## START

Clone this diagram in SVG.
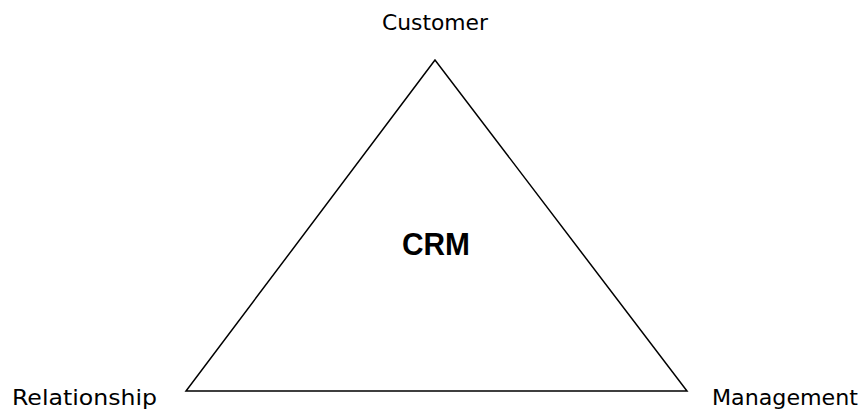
<svg xmlns="http://www.w3.org/2000/svg" width="864" height="411" viewBox="0 0 864 411">
<style>
.lbl{font-family:"DejaVu Sans","Liberation Sans",sans-serif;font-size:22px;fill:#000;}
.title{font-family:"Liberation Sans",Arial,sans-serif;font-size:31px;font-weight:bold;fill:#000;}
.edge{fill:none;stroke:#000;stroke-width:1.5;}
</style>
<rect width="864" height="411" fill="#fff"/>
<g id="connectors">
<polygon class="edge" points="435,60 186,391 687,391"/>
</g>
<g id="crm"><text class="title" x="402" y="255" textLength="68" lengthAdjust="spacingAndGlyphs">CRM</text></g>
<g id="customer"><text class="lbl" x="382" y="30" textLength="106" lengthAdjust="spacingAndGlyphs">Customer</text></g>
<g id="relationship"><text class="lbl" x="12" y="405" textLength="145" lengthAdjust="spacingAndGlyphs">Relationship</text></g>
<g id="management"><text class="lbl" x="712" y="405" textLength="146" lengthAdjust="spacingAndGlyphs">Management</text></g>
</svg>
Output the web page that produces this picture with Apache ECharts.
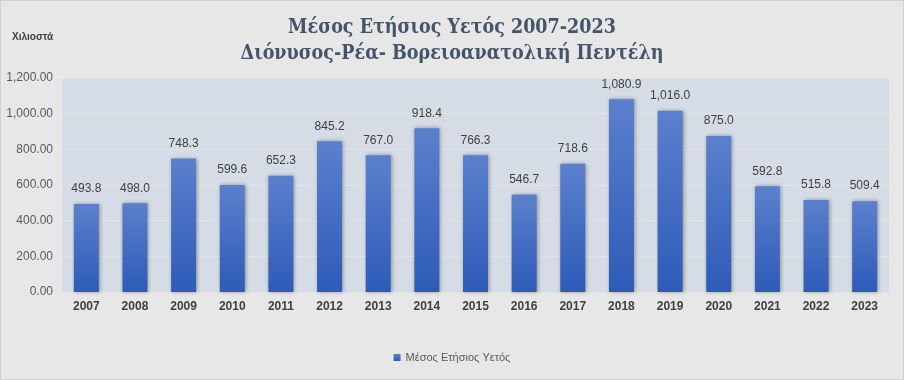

## END

_Goal_
What is the number of lines in the listing above that contain the string "this"? Give only the number.

_Solution below_
2